↓↓↓

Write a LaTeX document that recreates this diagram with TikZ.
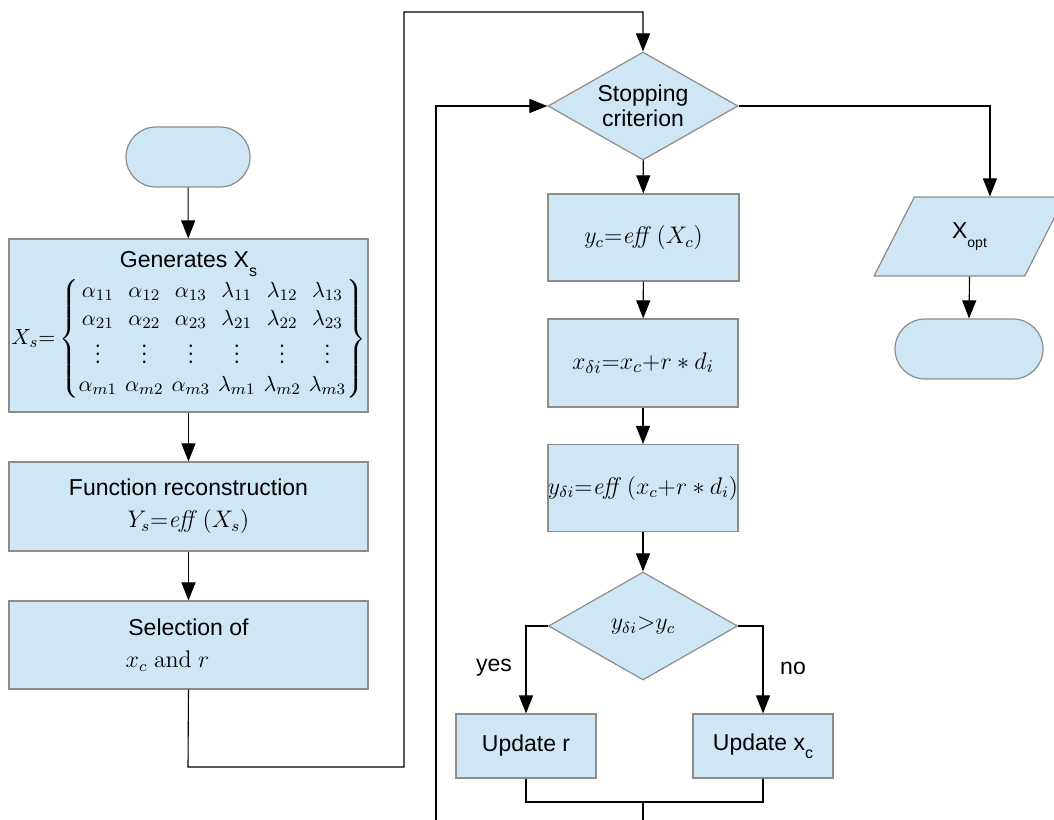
\documentclass[tikz,border=0pt]{standalone}
\usepackage{amsmath}
\usepackage[no-math]{fontspec}
\setmainfont{Liberation Sans}
\usetikzlibrary{shapes.geometric,arrows.meta}
\definecolor{boxfill}{HTML}{CFE7F5}
\definecolor{boxline}{HTML}{8C8C8C}
\begin{document}
\begin{tikzpicture}[x=0.5pt,y=-0.5pt,
  box/.style={draw=boxline, fill=boxfill, line width=0.6pt, inner sep=0pt, align=center},
  term/.style={box, rounded corners=15pt},
  dia/.style={box, diamond, aspect=1.76},
  conn/.style={line width=0.55pt, draw=black},
  arr/.style={conn, -{Triangle[length=9pt,width=7pt]}},
  txt/.style={font=\fontsize{11.5}{13}\selectfont},
  mth/.style={font=\fontsize{11.5}{14}\selectfont}
  ]
\clip (0,0) rectangle (1054,819);
\useasboundingbox (0,0) rectangle (1054,819);

% left column
\node[term, minimum width=62pt, minimum height=30pt] (start) at (188,157) {};
\node[box, minimum width=179.5pt, minimum height=86.5pt] (gen) at (188.5,325.5)
 {{\fontsize{11.5}{13}\selectfont Generates X\raisebox{-0.7ex}{\footnotesize s}}\\[0pt]
  {\fontsize{10.8}{13.8}\selectfont\setlength{\arraycolsep}{2pt}$X_s{=}\left\{\begin{matrix}
  \alpha_{11} & \alpha_{12} & \alpha_{13} & \lambda_{11} & \lambda_{12} & \lambda_{13}\\
  \alpha_{21} & \alpha_{22} & \alpha_{23} & \lambda_{21} & \lambda_{22} & \lambda_{23}\\
  \vdots & \vdots & \vdots & \vdots & \vdots & \vdots\\
  \alpha_{m1} & \alpha_{m2} & \alpha_{m3} & \lambda_{m1} & \lambda_{m2} & \lambda_{m3}
  \end{matrix}\right\}$}};
\node[box, minimum width=179.5pt, minimum height=44.5pt] (func) at (188.5,506.5)
 {{\fontsize{11.5}{13}\selectfont Function reconstruction}\\[4pt]
  {\fontsize{11.5}{14}\selectfont $Y_s{=}\mathit{eff}\,(X_s)$}};
\node[box, minimum width=179.5pt, minimum height=44pt] (sel) at (188.5,645)
 {{\fontsize{11.5}{13}\selectfont Selection of}\\[4pt]
  {\fontsize{11.5}{14}\selectfont \hspace*{-21pt}$x_c\ \mathrm{and}\ r$}};

% middle column
\node[dia, minimum width=95pt, minimum height=54pt, font=\fontsize{11.5}{12.5}\selectfont] (stop) at (643,106) {Stopping\\criterion};
\node[box, minimum width=95.5pt, minimum height=43.5pt, mth] (yc) at (643.5,237.5) {$y_c{=}\mathit{eff}\,(X_c)$};
\node[box, minimum width=95pt, minimum height=44pt, font=\fontsize{12.5}{14}\selectfont] (xd) at (643,363) {$x_{\delta i}{=}x_c{+}r*d_i$};
\node[box, minimum width=95pt, minimum height=43.5pt, mth] (yd) at (643,488) {$y_{\delta i}{=}\mathit{eff}\,(x_c{+}r*d_i)$};
\node[dia, minimum width=94.5pt, minimum height=54pt, mth] (cond) at (643,626) {$y_{\delta i}{>}y_c$};
\node[box, minimum width=70pt, minimum height=32pt, txt] (updr) at (526,746) {Update r};
\node[box, minimum width=70pt, minimum height=32pt, txt] (updx) at (763,746) {Update x\raisebox{-0.7ex}{\footnotesize c}};
\node[txt] (yes) at (494,668) {yes};
\node[txt] (no) at (793,668) {no};

% right column
\node[box, trapezium, trapezium left angle=65, trapezium right angle=115, trapezium stretches=true,
  minimum width=95.5pt, minimum height=39.5pt, txt] (out) at (969.5,236.5)
  {X\raisebox{-0.7ex}{\scriptsize opt}};
\node[term, minimum width=74pt, minimum height=30pt] (end) at (969,349) {};

% connectors
\draw[arr] (start) -- (gen);
\draw[arr] (gen) -- (func);
\draw[arr] (func) -- (sel);
\coordinate (c1) at (188,767);
\coordinate (c2) at (404,767);
\coordinate (c3) at (404,12);
\coordinate (c4) at (643,12);
\draw[arr] (sel.south) -- (c1) -- (c2) -- (c3) -- (c4) -- (stop.north);
\draw[arr] (stop) -- (yc);
\draw[arr] (yc) -- (xd);
\draw[arr] (xd) -- (yd);
\draw[arr] (yd) -- (cond);
\draw[arr] (cond.west) -| (updr.north);
\draw[arr] (cond.east) -| (updx.north);
\coordinate (mj) at (643,802);
\coordinate (mb) at (643,830);
\draw[conn] (updr.south) |- (mj) -- (mb);
\draw[conn] (updx.south) |- (mj);
\coordinate (lb) at (436,830);
\draw[arr] (lb) |- (stop.west);
\draw[arr] (stop.east) -| (out.top side);
\draw[arr] (out.south) -- (end.north);
\end{tikzpicture}
\end{document}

↑↑↑

- _The problem_
Give every line back word for word and leave the pictures out.

- _Written reply_
Write a LaTeX document that recreates this diagram with TikZ.
\documentclass[tikz,border=0pt]{standalone}
\usepackage{amsmath}
\usepackage[no-math]{fontspec}
\setmainfont{Liberation Sans}
\usetikzlibrary{shapes.geometric,arrows.meta}
\definecolor{boxfill}{HTML}{CFE7F5}
\definecolor{boxline}{HTML}{8C8C8C}
\begin{document}
\begin{tikzpicture}[x=0.5pt,y=-0.5pt,
  box/.style={draw=boxline, fill=boxfill, line width=0.6pt, inner sep=0pt, align=center},
  term/.style={box, rounded corners=15pt},
  dia/.style={box, diamond, aspect=1.76},
  conn/.style={line width=0.55pt, draw=black},
  arr/.style={conn, -{Triangle[length=9pt,width=7pt]}},
  txt/.style={font=\fontsize{11.5}{13}\selectfont},
  mth/.style={font=\fontsize{11.5}{14}\selectfont}
  ]
\clip (0,0) rectangle (1054,819);
\useasboundingbox (0,0) rectangle (1054,819);

% left column
\node[term, minimum width=62pt, minimum height=30pt] (start) at (188,157) {};
\node[box, minimum width=179.5pt, minimum height=86.5pt] (gen) at (188.5,325.5)
 {{\fontsize{11.5}{13}\selectfont Generates X\raisebox{-0.7ex}{\footnotesize s}}\\[0pt]
  {\fontsize{10.8}{13.8}\selectfont\setlength{\arraycolsep}{2pt}$X_s{=}\left\{\begin{matrix}
  \alpha_{11} & \alpha_{12} & \alpha_{13} & \lambda_{11} & \lambda_{12} & \lambda_{13}\\
  \alpha_{21} & \alpha_{22} & \alpha_{23} & \lambda_{21} & \lambda_{22} & \lambda_{23}\\
  \vdots & \vdots & \vdots & \vdots & \vdots & \vdots\\
  \alpha_{m1} & \alpha_{m2} & \alpha_{m3} & \lambda_{m1} & \lambda_{m2} & \lambda_{m3}
  \end{matrix}\right\}$}};
\node[box, minimum width=179.5pt, minimum height=44.5pt] (func) at (188.5,506.5)
 {{\fontsize{11.5}{13}\selectfont Function reconstruction}\\[4pt]
  {\fontsize{11.5}{14}\selectfont $Y_s{=}\mathit{eff}\,(X_s)$}};
\node[box, minimum width=179.5pt, minimum height=44pt] (sel) at (188.5,645)
 {{\fontsize{11.5}{13}\selectfont Selection of}\\[4pt]
  {\fontsize{11.5}{14}\selectfont \hspace*{-21pt}$x_c\ \mathrm{and}\ r$}};

% middle column
\node[dia, minimum width=95pt, minimum height=54pt, font=\fontsize{11.5}{12.5}\selectfont] (stop) at (643,106) {Stopping\\criterion};
\node[box, minimum width=95.5pt, minimum height=43.5pt, mth] (yc) at (643.5,237.5) {$y_c{=}\mathit{eff}\,(X_c)$};
\node[box, minimum width=95pt, minimum height=44pt, font=\fontsize{12.5}{14}\selectfont] (xd) at (643,363) {$x_{\delta i}{=}x_c{+}r*d_i$};
\node[box, minimum width=95pt, minimum height=43.5pt, mth] (yd) at (643,488) {$y_{\delta i}{=}\mathit{eff}\,(x_c{+}r*d_i)$};
\node[dia, minimum width=94.5pt, minimum height=54pt, mth] (cond) at (643,626) {$y_{\delta i}{>}y_c$};
\node[box, minimum width=70pt, minimum height=32pt, txt] (updr) at (526,746) {Update r};
\node[box, minimum width=70pt, minimum height=32pt, txt] (updx) at (763,746) {Update x\raisebox{-0.7ex}{\footnotesize c}};
\node[txt] (yes) at (494,668) {yes};
\node[txt] (no) at (793,668) {no};

% right column
\node[box, trapezium, trapezium left angle=65, trapezium right angle=115, trapezium stretches=true,
  minimum width=95.5pt, minimum height=39.5pt, txt] (out) at (969.5,236.5)
  {X\raisebox{-0.7ex}{\scriptsize opt}};
\node[term, minimum width=74pt, minimum height=30pt] (end) at (969,349) {};

% connectors
\draw[arr] (start) -- (gen);
\draw[arr] (gen) -- (func);
\draw[arr] (func) -- (sel);
\coordinate (c1) at (188,767);
\coordinate (c2) at (404,767);
\coordinate (c3) at (404,12);
\coordinate (c4) at (643,12);
\draw[arr] (sel.south) -- (c1) -- (c2) -- (c3) -- (c4) -- (stop.north);
\draw[arr] (stop) -- (yc);
\draw[arr] (yc) -- (xd);
\draw[arr] (xd) -- (yd);
\draw[arr] (yd) -- (cond);
\draw[arr] (cond.west) -| (updr.north);
\draw[arr] (cond.east) -| (updx.north);
\coordinate (mj) at (643,802);
\coordinate (mb) at (643,830);
\draw[conn] (updr.south) |- (mj) -- (mb);
\draw[conn] (updx.south) |- (mj);
\coordinate (lb) at (436,830);
\draw[arr] (lb) |- (stop.west);
\draw[arr] (stop.east) -| (out.top side);
\draw[arr] (out.south) -- (end.north);
\end{tikzpicture}
\end{document}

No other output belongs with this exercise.